The Flaw in Trading System Reasoning...?

Discussion in 'Strategy Building' started by Remiraz, Dec 14, 2004.

  1. Maverick1

    Maverick1

    Agreed on the second part.

    It's quite revealing that most traders' concept of money management can be reduced to this: "use a stop"
    lol
     
    #11     Dec 14, 2004
  2. Remiraz

    Remiraz

    So both of you do not encourage doing backtesting over the entire history of a market and instead restrict testing to recent data?

    :confused:
    lol
     
    #12     Dec 15, 2004
  3. Not especially. My concept for backtesting is the following :

    1) A system that works only on a single stock/future/FX has a very large probability to be just random and nothing else. If I have two stocks/futures/FX that seem to work with this system, everytime I optimize my parameters or try to change something to the system, I only accept theses changes if the adjusted performance is enhanced in both stocks/futures/FX.

    2) A system that is not consistent troughout time is a bad system. In every case, I try to optimize the time consistency of my system, not its performance over a large time interval. Having a system that brings 5% a month with a monthly volatility of 1% is a better thing than a system that brings 8 months of negative returns and then one month with a 200% return ! In this last case, probabilities are very high your system is nothing more than random.
     
    #13     Dec 15, 2004
  4. The true flaw in backtesting is thinking that there are a myriad of systems. In fact there are only two: reversal and continuation.
     
    #14     Dec 15, 2004
  5. Remiraz

    Remiraz

    But do you backtest over the entire history of the market you're going to trade?

    For example, if you're building a system for the ES, would you backtest the system over data starting from the date ES started trading?
     
    #15     Dec 15, 2004
  6. It depends on the strategy. You can expect that your system's life expectancy is roughly equal to your backtesting sample. But this is a very empirical rule of thumb.

    I personaly never go further than 95 in the past, except in some very precise cases I can't describe here.
     
    #16     Dec 15, 2004
  7. dbphoenix

    dbphoenix

    You're wasting your time, Socrates.
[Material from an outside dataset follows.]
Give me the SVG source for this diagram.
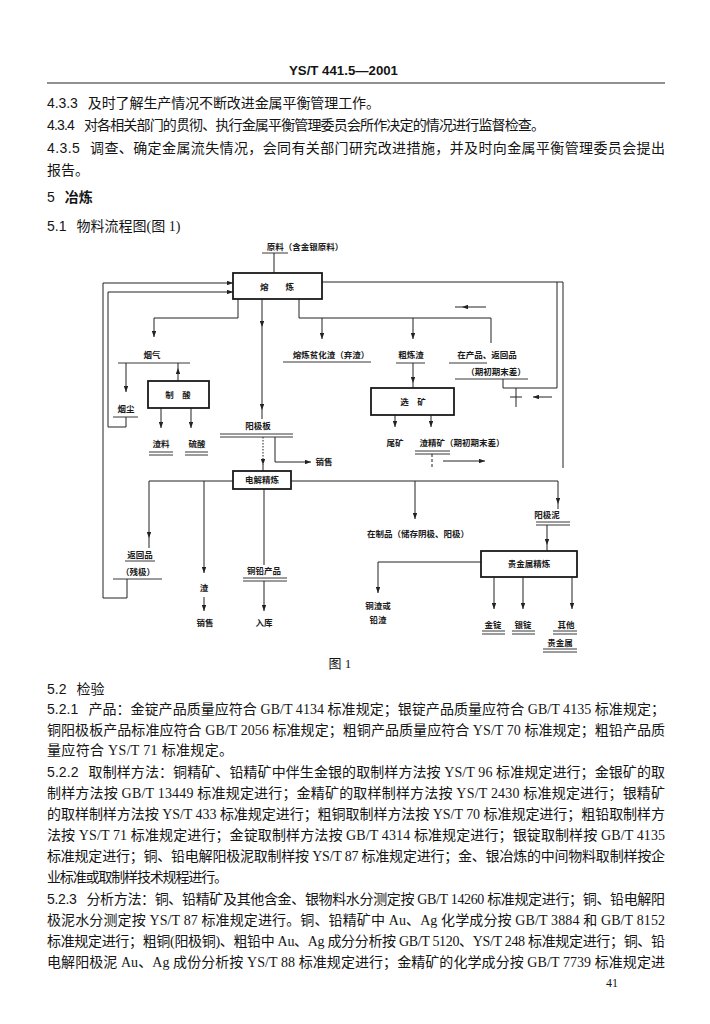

This is ET . . . :)
     
    #17     Dec 15, 2004
  8. maxpi

    maxpi

    ... and all traded in the same account so nobody could EVER figure out your strategies!!
     
    #18     Dec 15, 2004
  9. You're also assuming at that the parameters of your sytem are static. If you system is self optimising, it should never have to stop working.

    Runningbear
     
    #19     Dec 15, 2004
  10. Remiraz

    Remiraz

    If u modify the parameters (optimise), you're essentially making a new system.

    If the market keep changing and the parameters keep getting optimised to fit the current market, sooner or later u're gonna run out of parameters that work both in the past and now.

    The thing i'm getting at is "backtesting over entire history of a market".
    But I made the mistake of assuming people backtest as far back as they can go.

    If traders backtest over recent data and ignore historical data further back then yes, i would reckon that there are unlimited amount of systems.